O grito e a dor, entre lamentos e a busca teimosa da esperança, se tornam profecia a fortalecer os mais sofridos a buscarem forças para lutar, denunciar, enfrentar os poderes que trouxeram a enxurrada de lamas. Profecia a incomodar que parcelas atuantes da sociedade ajam na defesa da vida de tantos irmãos e irmãs fragilizados e indefesos, na defesa da natureza e na defesa do amanhã. Profecia que alerta para os perigos e convoca todos/as, com suas diferenças e pluralidades, a construir uma agenda comum na luta contra a ganância do capital que ceifa vidas e violenta a mãe terra e a mãe água.
Uma quase-leitura da profecia da comunidade de Tiago 5,1-6: “E agora vocês, ricos e gananciosos, chorem e gemam por causa das desgraças que estão para cair sobre vocês.

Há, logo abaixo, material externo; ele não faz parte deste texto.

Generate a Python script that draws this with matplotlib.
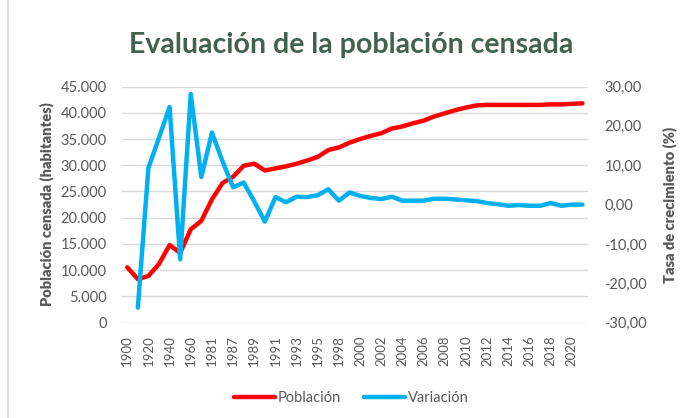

As riquezas de vocês estão podres, e suas roupas estão roídas pelas traças, manchadas pelo sangue derramado e sujas pela lama que jogastes sobre as vidas, os rios e a natureza. O ouro e a prata de vocês estão enferrujados, e a ferrugem deles vai testemunhar contra vocês, os corpos retirados do meio da lama de rejeitos e do lixo de morte vai testemunhar contra vocês, e como fogo lhes devorará a carne. Vocês amontoaram tesouros para o final do mundo. O salário dos trabalhadores que fizeram a colheita nos campos de vocês, que vocês não pagaram, está clamando; os gritos das vidas encobertas pela lama e retiradas da lama, estão clamando; os rios, os peixes e a natureza, estão clamando, o clamor dos ceifadores, dos povos indígenas, dos quilombolas, dos pobres, dos trabalhadores, das trabalhadoras, das mulheres, das crianças, chegou aos ouvidos do Senhor dos exércitos. Vocês viveram na terra com luxo refinado; engordaram seus corpos para o dia da matança. Oprimiram e mataram o inocente, cobriram de lama sua vida, sua casa, seu rio, seu mundo, sem que ele pudesse defender-se”.